What is required
Only the span from the line containing "Emit a Python" down to the line containing "from bokeh.resources import INLINE" is to be printed, exactly and inclusively, with pictures omitted.

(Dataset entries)
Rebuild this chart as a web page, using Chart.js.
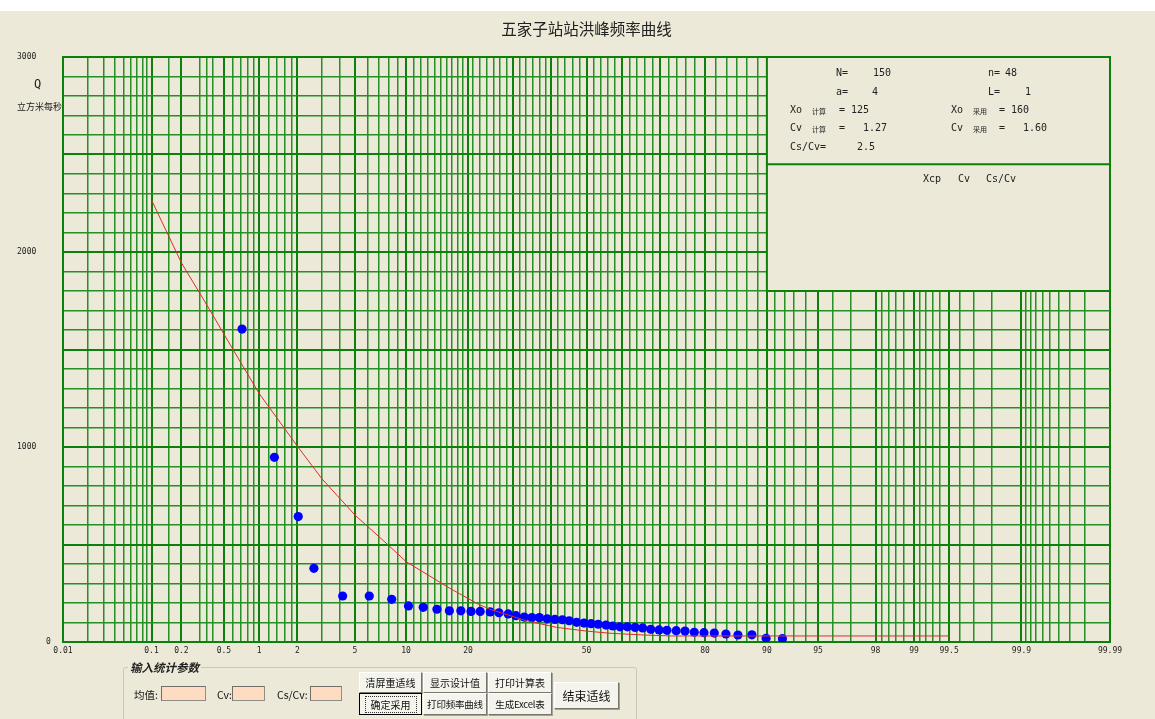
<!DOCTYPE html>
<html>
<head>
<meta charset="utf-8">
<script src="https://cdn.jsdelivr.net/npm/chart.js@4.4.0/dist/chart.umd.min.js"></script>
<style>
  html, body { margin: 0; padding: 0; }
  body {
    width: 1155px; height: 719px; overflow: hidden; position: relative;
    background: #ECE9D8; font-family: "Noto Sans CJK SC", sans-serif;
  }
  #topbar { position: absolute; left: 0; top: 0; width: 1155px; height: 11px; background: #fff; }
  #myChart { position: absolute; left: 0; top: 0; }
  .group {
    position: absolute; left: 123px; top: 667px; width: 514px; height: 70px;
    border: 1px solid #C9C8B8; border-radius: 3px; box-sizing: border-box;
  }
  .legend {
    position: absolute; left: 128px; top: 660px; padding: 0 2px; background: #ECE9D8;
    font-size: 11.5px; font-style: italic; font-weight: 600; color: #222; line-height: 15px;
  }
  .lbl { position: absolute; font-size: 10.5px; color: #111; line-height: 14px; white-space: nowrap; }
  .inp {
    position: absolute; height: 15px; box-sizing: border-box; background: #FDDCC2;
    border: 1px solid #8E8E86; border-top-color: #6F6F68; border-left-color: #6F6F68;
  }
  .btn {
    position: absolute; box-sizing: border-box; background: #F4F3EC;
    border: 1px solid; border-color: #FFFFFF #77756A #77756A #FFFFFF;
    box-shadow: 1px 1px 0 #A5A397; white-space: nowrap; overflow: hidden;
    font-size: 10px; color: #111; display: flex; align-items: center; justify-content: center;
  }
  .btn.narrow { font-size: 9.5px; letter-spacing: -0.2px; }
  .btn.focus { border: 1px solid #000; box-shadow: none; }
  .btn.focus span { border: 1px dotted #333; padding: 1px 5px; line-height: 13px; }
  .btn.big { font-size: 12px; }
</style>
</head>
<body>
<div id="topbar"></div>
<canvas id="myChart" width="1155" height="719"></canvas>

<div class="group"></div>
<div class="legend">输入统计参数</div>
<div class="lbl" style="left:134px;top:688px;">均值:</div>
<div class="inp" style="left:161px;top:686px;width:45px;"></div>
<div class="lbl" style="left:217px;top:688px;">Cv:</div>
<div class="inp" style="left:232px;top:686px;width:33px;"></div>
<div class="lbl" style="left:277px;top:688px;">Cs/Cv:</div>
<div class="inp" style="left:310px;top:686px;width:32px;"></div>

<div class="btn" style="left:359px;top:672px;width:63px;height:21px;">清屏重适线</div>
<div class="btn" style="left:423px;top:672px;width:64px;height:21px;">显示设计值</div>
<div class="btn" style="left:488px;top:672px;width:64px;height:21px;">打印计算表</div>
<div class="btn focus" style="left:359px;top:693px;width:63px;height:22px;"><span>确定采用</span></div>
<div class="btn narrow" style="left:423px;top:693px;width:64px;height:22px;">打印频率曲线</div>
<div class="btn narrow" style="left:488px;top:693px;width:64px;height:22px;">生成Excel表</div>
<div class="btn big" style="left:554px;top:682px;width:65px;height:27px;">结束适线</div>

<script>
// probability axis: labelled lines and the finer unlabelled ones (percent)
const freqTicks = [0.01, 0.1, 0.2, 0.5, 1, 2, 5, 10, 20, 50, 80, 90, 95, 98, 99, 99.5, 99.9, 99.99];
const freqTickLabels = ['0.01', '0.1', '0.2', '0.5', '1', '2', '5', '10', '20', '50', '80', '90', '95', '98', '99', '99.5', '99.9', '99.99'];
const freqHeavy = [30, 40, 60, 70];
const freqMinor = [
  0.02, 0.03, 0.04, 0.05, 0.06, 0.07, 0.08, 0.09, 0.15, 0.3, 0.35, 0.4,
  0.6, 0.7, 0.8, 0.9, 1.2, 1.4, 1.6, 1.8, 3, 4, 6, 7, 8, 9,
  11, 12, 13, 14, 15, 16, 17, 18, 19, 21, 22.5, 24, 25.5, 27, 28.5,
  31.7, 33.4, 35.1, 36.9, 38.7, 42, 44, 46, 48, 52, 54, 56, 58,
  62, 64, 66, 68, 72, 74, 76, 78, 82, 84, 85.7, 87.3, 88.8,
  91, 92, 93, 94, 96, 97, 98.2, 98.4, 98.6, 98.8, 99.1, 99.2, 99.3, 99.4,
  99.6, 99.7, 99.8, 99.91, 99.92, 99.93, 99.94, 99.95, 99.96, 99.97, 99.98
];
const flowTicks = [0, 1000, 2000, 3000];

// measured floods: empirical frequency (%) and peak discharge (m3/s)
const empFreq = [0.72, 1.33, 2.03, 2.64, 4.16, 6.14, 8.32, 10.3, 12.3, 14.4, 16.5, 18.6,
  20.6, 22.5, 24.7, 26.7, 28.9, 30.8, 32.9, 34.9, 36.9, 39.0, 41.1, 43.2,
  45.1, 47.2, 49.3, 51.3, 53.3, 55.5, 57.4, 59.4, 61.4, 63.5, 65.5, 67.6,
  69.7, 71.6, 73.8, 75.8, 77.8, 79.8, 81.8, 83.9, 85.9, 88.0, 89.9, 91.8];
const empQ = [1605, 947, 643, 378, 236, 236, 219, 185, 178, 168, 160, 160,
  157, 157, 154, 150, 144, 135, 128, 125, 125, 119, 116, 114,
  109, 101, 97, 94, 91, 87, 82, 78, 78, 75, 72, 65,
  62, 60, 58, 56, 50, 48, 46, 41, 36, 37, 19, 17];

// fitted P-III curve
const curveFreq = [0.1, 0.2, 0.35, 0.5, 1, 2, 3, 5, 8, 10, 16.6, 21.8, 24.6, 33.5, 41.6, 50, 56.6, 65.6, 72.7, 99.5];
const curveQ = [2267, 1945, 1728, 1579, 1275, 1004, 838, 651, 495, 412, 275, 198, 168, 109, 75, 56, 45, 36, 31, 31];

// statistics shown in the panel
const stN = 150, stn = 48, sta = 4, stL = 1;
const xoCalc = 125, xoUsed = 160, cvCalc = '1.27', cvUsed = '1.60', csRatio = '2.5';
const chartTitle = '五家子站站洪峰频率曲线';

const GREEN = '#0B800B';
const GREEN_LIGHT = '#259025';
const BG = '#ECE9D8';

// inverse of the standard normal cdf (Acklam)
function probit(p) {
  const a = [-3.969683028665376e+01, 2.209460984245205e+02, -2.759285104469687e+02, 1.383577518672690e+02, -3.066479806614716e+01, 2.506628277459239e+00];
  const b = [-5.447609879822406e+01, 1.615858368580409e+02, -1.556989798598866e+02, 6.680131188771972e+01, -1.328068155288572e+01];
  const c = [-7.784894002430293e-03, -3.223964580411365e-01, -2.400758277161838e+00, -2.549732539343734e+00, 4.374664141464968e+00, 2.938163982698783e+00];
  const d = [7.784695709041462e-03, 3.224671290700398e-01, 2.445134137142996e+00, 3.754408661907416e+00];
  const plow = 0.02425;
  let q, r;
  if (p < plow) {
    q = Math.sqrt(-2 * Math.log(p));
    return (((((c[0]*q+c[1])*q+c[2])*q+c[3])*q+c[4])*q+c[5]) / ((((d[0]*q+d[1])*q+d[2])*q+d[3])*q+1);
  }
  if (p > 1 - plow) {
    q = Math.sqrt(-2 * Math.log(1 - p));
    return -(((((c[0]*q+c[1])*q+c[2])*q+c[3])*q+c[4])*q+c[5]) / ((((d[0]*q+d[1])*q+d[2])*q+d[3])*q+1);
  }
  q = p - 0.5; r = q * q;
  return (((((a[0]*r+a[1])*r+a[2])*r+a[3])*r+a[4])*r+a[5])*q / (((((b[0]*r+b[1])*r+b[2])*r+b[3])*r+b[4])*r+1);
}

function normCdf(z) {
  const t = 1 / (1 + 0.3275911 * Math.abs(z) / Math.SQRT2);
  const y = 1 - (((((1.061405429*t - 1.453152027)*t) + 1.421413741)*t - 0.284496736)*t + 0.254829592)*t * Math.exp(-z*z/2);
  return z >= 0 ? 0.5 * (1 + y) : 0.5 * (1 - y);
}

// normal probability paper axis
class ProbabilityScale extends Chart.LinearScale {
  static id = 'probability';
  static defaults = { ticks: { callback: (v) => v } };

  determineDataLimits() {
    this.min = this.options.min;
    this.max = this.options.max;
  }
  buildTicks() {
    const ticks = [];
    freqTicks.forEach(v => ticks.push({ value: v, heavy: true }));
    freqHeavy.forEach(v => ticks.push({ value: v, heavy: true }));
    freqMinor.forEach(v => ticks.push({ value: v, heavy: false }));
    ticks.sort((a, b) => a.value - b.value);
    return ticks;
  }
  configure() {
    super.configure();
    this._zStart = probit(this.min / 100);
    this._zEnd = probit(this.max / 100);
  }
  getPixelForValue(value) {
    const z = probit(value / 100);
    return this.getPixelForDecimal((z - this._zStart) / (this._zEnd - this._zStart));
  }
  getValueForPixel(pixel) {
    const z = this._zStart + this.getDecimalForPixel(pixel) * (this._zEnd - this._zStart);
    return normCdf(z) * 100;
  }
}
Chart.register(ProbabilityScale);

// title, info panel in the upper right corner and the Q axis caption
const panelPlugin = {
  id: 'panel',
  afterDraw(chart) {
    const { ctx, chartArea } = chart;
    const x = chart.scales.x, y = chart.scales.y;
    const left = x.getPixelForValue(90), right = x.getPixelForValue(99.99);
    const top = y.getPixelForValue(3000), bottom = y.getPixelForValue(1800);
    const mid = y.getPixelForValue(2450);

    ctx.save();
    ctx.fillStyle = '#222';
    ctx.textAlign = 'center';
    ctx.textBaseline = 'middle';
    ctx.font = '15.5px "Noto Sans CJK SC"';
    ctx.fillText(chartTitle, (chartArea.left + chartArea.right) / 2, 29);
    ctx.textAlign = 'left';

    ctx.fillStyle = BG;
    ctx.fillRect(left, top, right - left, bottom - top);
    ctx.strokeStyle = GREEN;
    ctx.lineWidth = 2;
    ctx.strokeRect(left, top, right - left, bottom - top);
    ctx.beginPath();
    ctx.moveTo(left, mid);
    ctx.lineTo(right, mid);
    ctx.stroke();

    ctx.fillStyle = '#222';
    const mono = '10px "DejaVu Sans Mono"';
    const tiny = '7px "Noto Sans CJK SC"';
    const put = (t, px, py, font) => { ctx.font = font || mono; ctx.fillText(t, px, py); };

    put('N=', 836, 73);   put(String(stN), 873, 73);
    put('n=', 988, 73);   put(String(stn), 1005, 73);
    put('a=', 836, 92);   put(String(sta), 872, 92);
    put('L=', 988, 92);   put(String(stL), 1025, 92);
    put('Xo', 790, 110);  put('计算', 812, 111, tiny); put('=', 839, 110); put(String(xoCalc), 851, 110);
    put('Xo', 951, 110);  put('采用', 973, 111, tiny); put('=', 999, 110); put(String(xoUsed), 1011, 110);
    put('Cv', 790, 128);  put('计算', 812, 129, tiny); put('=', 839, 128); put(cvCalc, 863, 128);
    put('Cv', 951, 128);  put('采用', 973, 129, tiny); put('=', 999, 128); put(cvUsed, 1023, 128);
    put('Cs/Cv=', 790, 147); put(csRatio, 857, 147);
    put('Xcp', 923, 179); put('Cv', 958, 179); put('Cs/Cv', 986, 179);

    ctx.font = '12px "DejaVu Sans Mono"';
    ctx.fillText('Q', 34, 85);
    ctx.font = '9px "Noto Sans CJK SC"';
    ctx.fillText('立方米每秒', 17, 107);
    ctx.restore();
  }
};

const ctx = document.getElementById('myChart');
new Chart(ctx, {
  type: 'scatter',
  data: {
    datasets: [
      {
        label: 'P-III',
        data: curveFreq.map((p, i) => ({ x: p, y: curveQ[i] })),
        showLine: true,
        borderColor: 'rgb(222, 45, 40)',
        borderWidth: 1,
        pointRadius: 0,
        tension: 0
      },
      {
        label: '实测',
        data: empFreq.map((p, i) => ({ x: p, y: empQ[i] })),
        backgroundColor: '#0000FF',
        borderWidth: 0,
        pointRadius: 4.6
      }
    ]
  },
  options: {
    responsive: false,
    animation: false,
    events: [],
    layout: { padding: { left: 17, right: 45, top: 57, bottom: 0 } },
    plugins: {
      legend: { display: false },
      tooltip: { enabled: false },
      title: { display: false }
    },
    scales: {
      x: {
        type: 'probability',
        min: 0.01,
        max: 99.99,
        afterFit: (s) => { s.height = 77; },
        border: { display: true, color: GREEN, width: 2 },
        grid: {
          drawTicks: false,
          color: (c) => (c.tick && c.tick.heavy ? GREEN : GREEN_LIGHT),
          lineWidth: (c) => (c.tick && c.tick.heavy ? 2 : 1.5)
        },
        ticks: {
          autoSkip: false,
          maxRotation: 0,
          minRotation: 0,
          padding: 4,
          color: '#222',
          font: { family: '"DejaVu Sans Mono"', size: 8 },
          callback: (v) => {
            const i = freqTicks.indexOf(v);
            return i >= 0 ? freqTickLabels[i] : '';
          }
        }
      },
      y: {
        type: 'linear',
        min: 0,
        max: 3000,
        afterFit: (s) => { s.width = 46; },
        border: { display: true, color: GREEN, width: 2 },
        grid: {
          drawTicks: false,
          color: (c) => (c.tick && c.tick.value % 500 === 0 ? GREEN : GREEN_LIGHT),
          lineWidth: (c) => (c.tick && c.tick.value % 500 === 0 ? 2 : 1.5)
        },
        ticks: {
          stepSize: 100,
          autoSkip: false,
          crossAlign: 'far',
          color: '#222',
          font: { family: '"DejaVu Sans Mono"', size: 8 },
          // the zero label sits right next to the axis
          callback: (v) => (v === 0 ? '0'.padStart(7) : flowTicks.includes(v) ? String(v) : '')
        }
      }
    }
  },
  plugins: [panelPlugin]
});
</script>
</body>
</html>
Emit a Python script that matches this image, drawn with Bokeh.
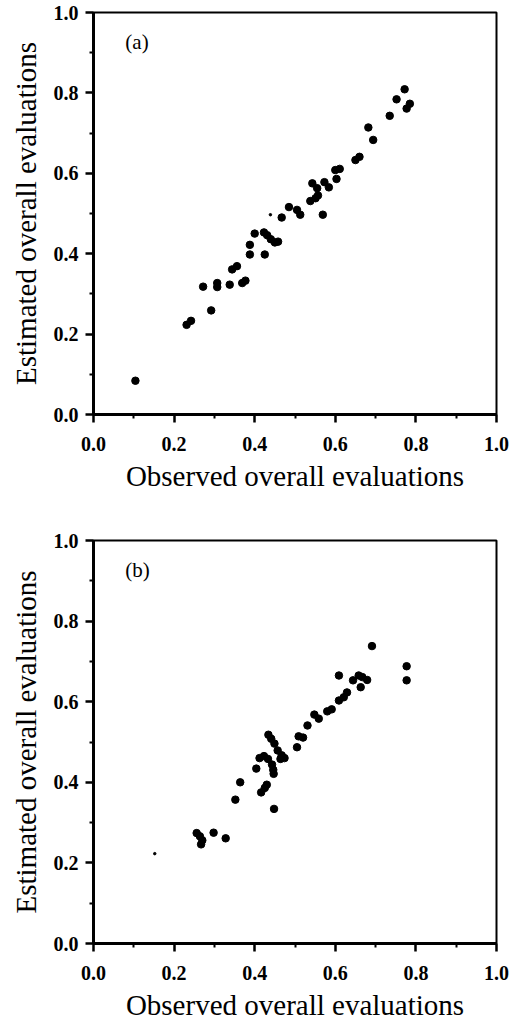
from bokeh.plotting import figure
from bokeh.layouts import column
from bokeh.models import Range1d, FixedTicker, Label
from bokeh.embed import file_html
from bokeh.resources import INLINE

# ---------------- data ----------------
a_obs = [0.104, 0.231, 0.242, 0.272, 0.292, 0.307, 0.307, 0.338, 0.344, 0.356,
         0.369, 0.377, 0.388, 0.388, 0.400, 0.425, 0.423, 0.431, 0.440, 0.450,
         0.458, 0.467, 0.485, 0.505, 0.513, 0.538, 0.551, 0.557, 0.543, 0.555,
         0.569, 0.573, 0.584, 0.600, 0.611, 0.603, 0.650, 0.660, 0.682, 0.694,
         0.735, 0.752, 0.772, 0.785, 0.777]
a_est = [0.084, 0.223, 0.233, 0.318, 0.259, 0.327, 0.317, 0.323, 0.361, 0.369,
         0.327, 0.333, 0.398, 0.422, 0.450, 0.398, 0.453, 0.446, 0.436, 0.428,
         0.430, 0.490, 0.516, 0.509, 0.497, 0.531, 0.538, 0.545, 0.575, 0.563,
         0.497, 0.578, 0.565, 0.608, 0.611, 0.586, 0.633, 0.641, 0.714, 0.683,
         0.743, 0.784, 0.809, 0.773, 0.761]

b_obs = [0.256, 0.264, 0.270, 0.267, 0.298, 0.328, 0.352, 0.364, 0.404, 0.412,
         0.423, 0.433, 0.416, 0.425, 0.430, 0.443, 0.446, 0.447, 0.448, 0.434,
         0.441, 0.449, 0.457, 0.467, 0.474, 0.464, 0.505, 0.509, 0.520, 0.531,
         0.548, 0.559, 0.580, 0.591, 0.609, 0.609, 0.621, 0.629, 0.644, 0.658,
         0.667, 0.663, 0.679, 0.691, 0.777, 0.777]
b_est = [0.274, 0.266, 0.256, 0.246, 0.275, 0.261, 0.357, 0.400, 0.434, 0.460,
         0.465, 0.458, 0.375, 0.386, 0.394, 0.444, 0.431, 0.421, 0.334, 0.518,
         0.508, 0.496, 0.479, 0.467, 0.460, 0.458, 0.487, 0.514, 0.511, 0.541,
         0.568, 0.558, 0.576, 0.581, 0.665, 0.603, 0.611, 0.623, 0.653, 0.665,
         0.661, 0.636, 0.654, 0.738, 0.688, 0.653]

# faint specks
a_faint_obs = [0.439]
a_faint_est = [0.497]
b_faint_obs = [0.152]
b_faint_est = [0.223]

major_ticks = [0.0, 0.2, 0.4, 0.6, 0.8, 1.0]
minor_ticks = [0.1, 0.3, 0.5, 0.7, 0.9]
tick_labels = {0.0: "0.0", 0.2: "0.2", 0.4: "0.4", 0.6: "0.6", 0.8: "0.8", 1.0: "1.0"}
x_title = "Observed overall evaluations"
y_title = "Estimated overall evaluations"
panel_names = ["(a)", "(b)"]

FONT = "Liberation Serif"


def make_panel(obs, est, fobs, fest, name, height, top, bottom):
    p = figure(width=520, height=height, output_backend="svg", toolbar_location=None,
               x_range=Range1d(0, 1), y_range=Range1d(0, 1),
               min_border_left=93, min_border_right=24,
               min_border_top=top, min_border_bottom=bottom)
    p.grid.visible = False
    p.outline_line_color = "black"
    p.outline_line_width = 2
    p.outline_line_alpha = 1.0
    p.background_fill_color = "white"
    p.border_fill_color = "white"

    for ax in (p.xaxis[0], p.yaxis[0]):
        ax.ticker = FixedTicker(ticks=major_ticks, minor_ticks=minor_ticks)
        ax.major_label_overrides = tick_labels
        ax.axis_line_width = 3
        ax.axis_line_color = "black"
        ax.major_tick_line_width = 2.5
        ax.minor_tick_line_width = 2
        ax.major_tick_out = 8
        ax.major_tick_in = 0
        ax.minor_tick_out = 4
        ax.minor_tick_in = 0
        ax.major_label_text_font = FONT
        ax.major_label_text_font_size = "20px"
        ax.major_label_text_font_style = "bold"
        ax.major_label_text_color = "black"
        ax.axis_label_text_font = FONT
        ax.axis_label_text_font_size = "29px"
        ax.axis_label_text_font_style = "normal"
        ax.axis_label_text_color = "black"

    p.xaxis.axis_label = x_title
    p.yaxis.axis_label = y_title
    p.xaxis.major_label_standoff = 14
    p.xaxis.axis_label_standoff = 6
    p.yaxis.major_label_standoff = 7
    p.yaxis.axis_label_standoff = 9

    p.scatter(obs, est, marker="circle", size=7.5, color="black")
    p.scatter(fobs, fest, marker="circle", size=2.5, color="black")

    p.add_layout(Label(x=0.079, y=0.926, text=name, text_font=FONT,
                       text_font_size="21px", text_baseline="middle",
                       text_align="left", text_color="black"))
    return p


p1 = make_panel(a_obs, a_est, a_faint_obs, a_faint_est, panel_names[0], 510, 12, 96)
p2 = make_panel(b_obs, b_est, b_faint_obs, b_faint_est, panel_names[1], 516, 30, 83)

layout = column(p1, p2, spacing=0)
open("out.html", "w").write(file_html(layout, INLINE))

Result below
Emit a Python script that matches this image, drawn with Bokeh.
from bokeh.plotting import figure
from bokeh.layouts import column
from bokeh.models import Range1d, FixedTicker, Label
from bokeh.embed import file_html
from bokeh.resources import INLINE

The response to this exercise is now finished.